Within the context of apologetics the question comes up and there is a lot of debate on how to use evidence. On the one hand there is a group of people who are called evidentialists. They believe that if you just give people the evidence that Jesus is God and that He rose from the dead, and that the Bible is true, that that is all a person needs and they will believe it. There are problems with that approach. On the other side there is a group called presuppositionalists. They understand that because man is fallen he has a spiritual agenda in terms of suppressing the truth in unrighteousness; and they say that has to be taken into account. Really when we look at the two camps, the two approaches, the bottom line is: What is the ultimate authority? As a Christian communicating the gospel how are we going to validate the truth, the truth of God? Is there anything higher than God? No. If God says, "I am truth," are we going to appeal to a higher authority to establish His truth? No. He is God; He is truth. If we approach from an evidentialist viewpoint their approach is that of you give a logical reasoned explanation then people should believe it, because it is logical. Or, if they are an empiricist, if we give the historical validation then that is what they need to know. A presuppositionalist would say the problem with both of those approaches is they are treating facts as if they exist in pure neutrality. In the devil's world no fact exists in pure neutrality; all facts are immediately interpreted in some sense.

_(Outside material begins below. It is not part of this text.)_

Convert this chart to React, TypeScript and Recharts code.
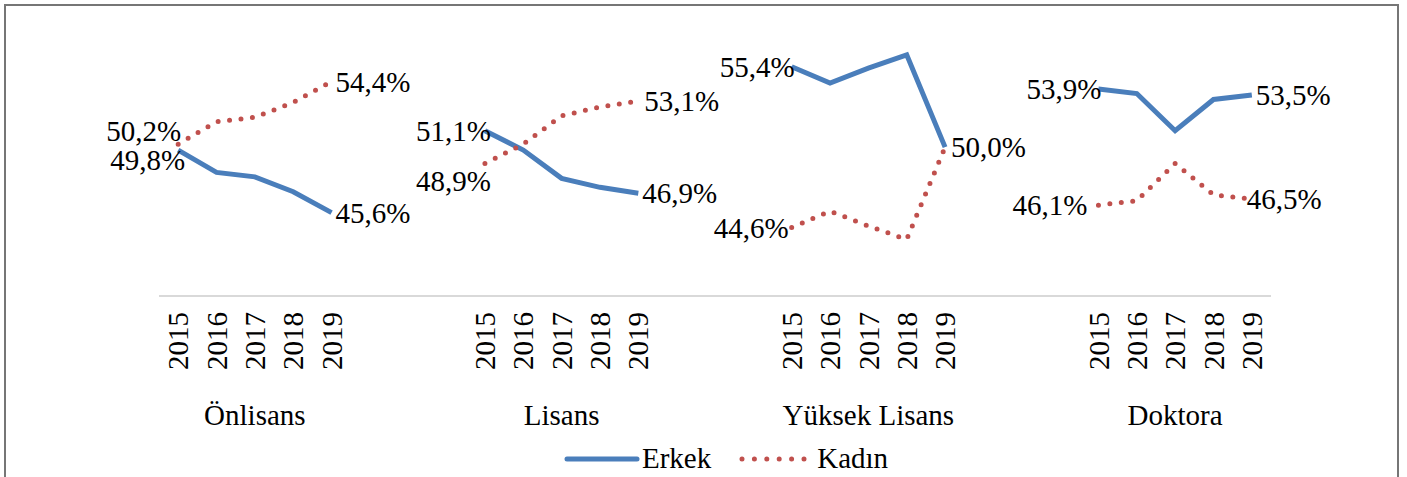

Example: Romans 1:18-21 NASB "For the wrath of God is revealed from heaven against all ungodliness and unrighteousness of men who suppress the truth in unrighteousness, because that which is known about God is evident within them; for God made it evident to them." In other words, Paul is saying they know God exists. "For since the creation of the world His invisible attributes, His eternal power and divine nature, have been clearly seen, being understood through what has been made, so that they are without excuse." The things that are made are evidence of God's existence. A presuppositionalist isn't saying it is apart from evidence, he is saying it is how you use the evidence. We have to realize that the evidence here is the creation but the evidence, the brute fact, doesn't exist; it is immediately suppressed by unrighteousness. "Being understood" is a knowledge concept; it is known (in one sense of knowledge). "For even though they knew God, they did not honor Him as God or give thanks, but they became futile in their speculations, and their foolish heart was darkened." The atheist knows God, but only in one sense: in a sort of an academic, intellectualized sense.

In this case we see that there is evidence, i.e. the creation. We also have an interpretation of the facts of creation. As a Christian we look at those facts and interpret them as something created by God, but as a Darwinist we would look at the same thing and interpret it differently almost from the get-go, because that is our frame of reference. There is a prior orientation that comes from a spiritual issue—because it's not just about the facts, ma'am, it has to do with spiritual issues.

What we see in these verses is that all men know that God exists but the unbeliever does not know God as God has revealed Himself. That is important. The unbeliever knows God exists but not as he ought to know God exists, not as he should know God exists, because he is suppressing the truth in unrighteousness. He has knowledge of God in an intellectual and academic sense but he has at the same time rejected that and turned it back on God.

The unbeliever does not know God as he should. "Should" implies a value system. We call that ethics. As soon as we say the unbeliever knows God but not as he should know God we are linking ethics with knowledge. That is usually not done but the Bible connects the two. Knowledge is not morally or ethically neutral, or in terms of our vocabulary, knowledge is not spiritually neutral. So as soon as we use words like "should" we import these values of right and wrong to the discussion.

Rebellious man in human viewpoint wants to treat knowledge as if it is purely ethically neutral. But that is not how God created knowledge. The knowledge of God demands a decision for or against. That brings in another key word: volition. Knowledge isn't volitionally neutral either. So we learn that knowledge is not ethically neutral, therefore knowledge is not spiritually neutral. Therefore knowledge is impacted by a person's spiritual perceptions or presuppositions, which is basically volition. Knowledge therefore cannot be divorced from volition. To know something as God wants us to know something demands a volitional decision, a choice.

In John chapter 20 when the other disciples we saying that Jesus rose from the dead; they saw him. There is the evidence. What is Thomas doing? He is saying he is not going to believe until he can touch Him. He is an empiricist there. When he sees Jesus—that is the right use of evidence here—he believes in the resurrection. Then another character comes along, an unbeliever. He is positive to God but at the moment he has confused being positive with God to being positive with religion. He is out-Pharisseing the Pharisees and trying to kill every Christian that comes across his path. He hates Christianity. But what happened. Again there is an evidential exposure of the resurrected Lord Jesus Christ on the road to Damascus—right use of evidence. What that brings out is that even though he had covered up his positive volition toward God—all this religiosity—when he saw Jesus he understood, it all came together and he realized he was the Messiah promised from the Old Testament. That is the apostle Paul.

In contrast to those two we have the Sadducees here in the room with Peter and John and they have seen this lame man that most of them have know for their entire life as being lame. And when they see the evidence in front of them they go: It is not what it looks like. Why? Because they have a preconceived spiritual agenda of negative volition. Some of them may eventually be like Paul and that may change, but what they are saying at this time is, I'm not believing that. It's not a matter of not giving them enough logic and rational arguments; it is not an issue of giving them enough evidence and knowing all these different lines of argument. The bottom line is you make the gospel clear, the Holy Spirit also works to make it clear to them spiritually, but it is their volition. They have to decide to believe or to reject the truth.

The issue isn't how many people we can get saved; the issue is to be faithful in giving an answer, just basically and accurately explaining the gospel so that people can understand what it is that we have said.